There was so much to eat and drink at the bbq: my mom’s famous baked lima beans with brown sugar and bacon, potato salad (mom’s famous again!), green salad, fruit salad, sausage and peppers, teriyaki chicken meatballs, rolls, pasta, and these smazing soft pretzels that they buy at a special pretzel bakery.

I had LOTS of orange and yellow peppers

I had LOTS of orange and yellow peppers

There was also a lot of this:

6 types of Harpoon

6 types of Harpoon

On a side note, we live a couple of miles from the Harpoon Brewery, and it has trumped Sam Adams as my favorite local beer! I have been to a couple of charity events at Harpoon, and the fact that they do them for free makes the beer even better to me. I liked their Brown Session Ale and their Crystal Wheat, but give me a classic Harpoon IPA, and I am a happy girl. Remind me to blog someday about Yankee Lobster , an awesome fresh fish restaurant yards from Harpoon. Yankee Lobster roll + Harpoon IPA = summer in my mouth!

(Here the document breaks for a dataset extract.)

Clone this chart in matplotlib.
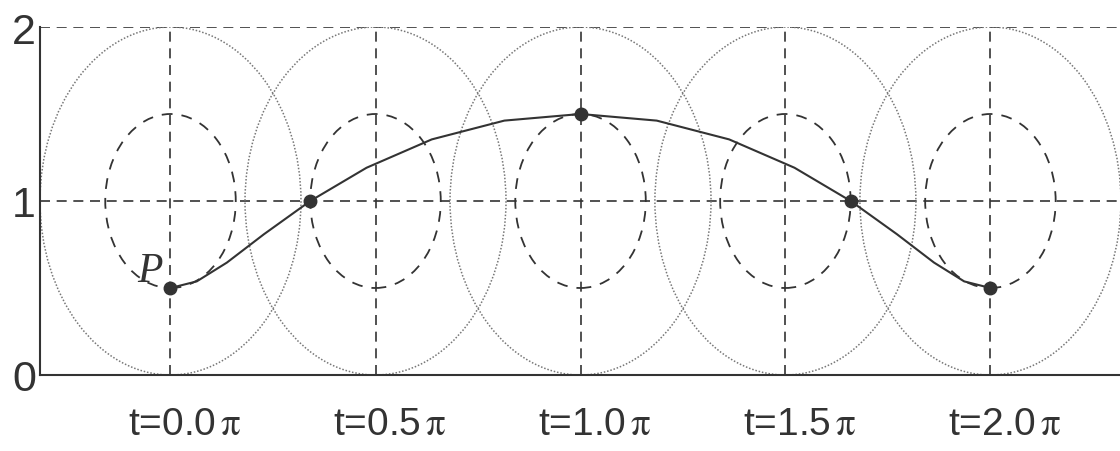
import matplotlib
matplotlib.use("Agg")
import matplotlib.pyplot as plt
import matplotlib.transforms as mtransforms
from matplotlib.patches import Circle

# wheel centres (x) at the five instants, centre height, radii
centres_x = [0.0, 1.571, 3.142, 4.712, 6.283]
centre_y = 1.0
outer_r = 1.0
inner_r = 0.5
tick_labels = [r"t=0.0$\,\mathrm{\pi}$", r"t=0.5$\,\mathrm{\pi}$", r"t=1.0$\,\mathrm{\pi}$",
               r"t=1.5$\,\mathrm{\pi}$", r"t=2.0$\,\mathrm{\pi}$"]

# path of P
path_x = [0.0, 0.201, 0.432, 0.716, 1.071, 1.502, 2.002, 2.558, 3.142,
          3.726, 4.281, 4.782, 5.212, 5.567, 5.851, 6.082, 6.283]
path_y = [0.5, 0.538, 0.646, 0.809, 1.0, 1.191, 1.354, 1.462, 1.5,
          1.462, 1.354, 1.191, 1.0, 0.809, 0.646, 0.538, 0.5]

# marked positions of P
dot_x = [0.0, 1.071, 3.142, 5.212, 6.283]
dot_y = [0.5, 1.0, 1.5, 1.0, 0.5]

plt.rcParams["mathtext.fontset"] = "stix"

fig = plt.figure(figsize=(11.2, 4.52), dpi=100)
ax = fig.add_axes([40 / 1120, 76 / 452, 1080 / 1120, 348 / 452])

for cx in centres_x:
    ax.add_patch(Circle((cx, centre_y), outer_r, fill=False, ec="#777777",
                        lw=1.1, ls=(0, (1, 1.2))))
    ax.add_patch(Circle((cx, centre_y), inner_r, fill=False, ec="#333333",
                        lw=1.3, ls=(0, (6, 5))))

ax.plot(path_x, path_y, color="#333333", lw=1.5, zorder=4)
ax.plot(dot_x, dot_y, "o", color="#333333", ms=9, zorder=5)

ax.text(-0.16, 0.6, "P", fontsize=30, family="Liberation Serif",
        style="italic", ha="center", va="center", color="#333333")

ax.set_xlim(-1, 7.276)
ax.set_ylim(0, 2)
ax.set_xticks(centres_x)
ax.set_xticklabels(tick_labels, family="Liberation Sans", fontsize=28, color="#333333")
ax.set_yticks([0, 1, 2])
ax.set_yticklabels(["0", "1", "2"], family="Liberation Sans", fontsize=31, color="#333333")
ax.tick_params(axis="x", length=0, pad=22)
ax.tick_params(axis="y", length=0, pad=3)
ax.grid(True, color="#333333", lw=1.2, ls=(0, (6, 4)))
ax.set_axisbelow(True)

# labels in the drawing sit a little right of the grid lines
shift = mtransforms.ScaledTranslation(0.14, 0, fig.dpi_scale_trans)
for lab in ax.get_xticklabels():
    lab.set_transform(lab.get_transform() + shift)

for side in ["top", "right"]:
    ax.spines[side].set_visible(False)
for side in ["left", "bottom"]:
    ax.spines[side].set_color("#333333")
    ax.spines[side].set_linewidth(1.5)

fig.savefig("out.png", dpi=100)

Ok back to the bbq post! There was also cake, a Dorah cake with lemon filling for my niece and a chocolate mousse filled cake for my hub’s belated birthday. Sadly, I really don’t like many cakes any more. They are far too sweet for my palate. That’s probably a good thing!

The party colors were pink and orange

The party colors were pink and orange

Overall, I ate well and didn’t stress. I also brought Amazing Grass with me so I was not without my green smoothies. Do you stress about food when you are out of your routine? I came up with a few very simple tips this weekend to make these times easier:

1) Eat as healthily as possible for the situation you are in. Seems like a no brainer, but other people’s homes are not stocked like mine, and rather than freaking out, I make do. I made my smoothies with organic regular milk, something I definitely don’t do at home, but it was fine and tasty for a couple of days.

2) Water water water! When I travel I tend to not drink in the car so I don’t have to stop. This is silly. Dehydration makes you tired and cranky and more likely to feel hunger pangs that aren’t there. Drinking my normal 80 ounces or so kept me feeling good and also kept me from unneccesary snacks.

3) Enjoy! I had a little bit of everything. If I didn’t like it, I didn’t finish it. I waited for at least 30 minutes to go for a seconds plate, and when hungry a few hours after the party, I filled up on fresh cherries to feel full and satisfied. Trying all of the party food felt great, tasted great, and totally kept me from feeling deprived.

4) Don’t overdo the post party “detox”. Other than having lots of water and veggies tonight and doing some stretching, I am going to relax. Traveling to events can be exhausting, and while a little voice was telling me earlier to push myself to run, my knees are sore, and I am just feeling overwhelmed about work. A weekend off won’t undo your exercise/training progress. It will most likely make you better when you return!

I hope you all had a great weekend. I am off to watch “Mondays in the Sun” and to stock my ipod with some new “Notes in Spanish” Spanish podcasts for my walk to and from work. Tomorrow night I am having dinner with friends (I think Ashmont Grill wine club!) and will announce the winner of the Nigella giveaway. Have a GREAT night!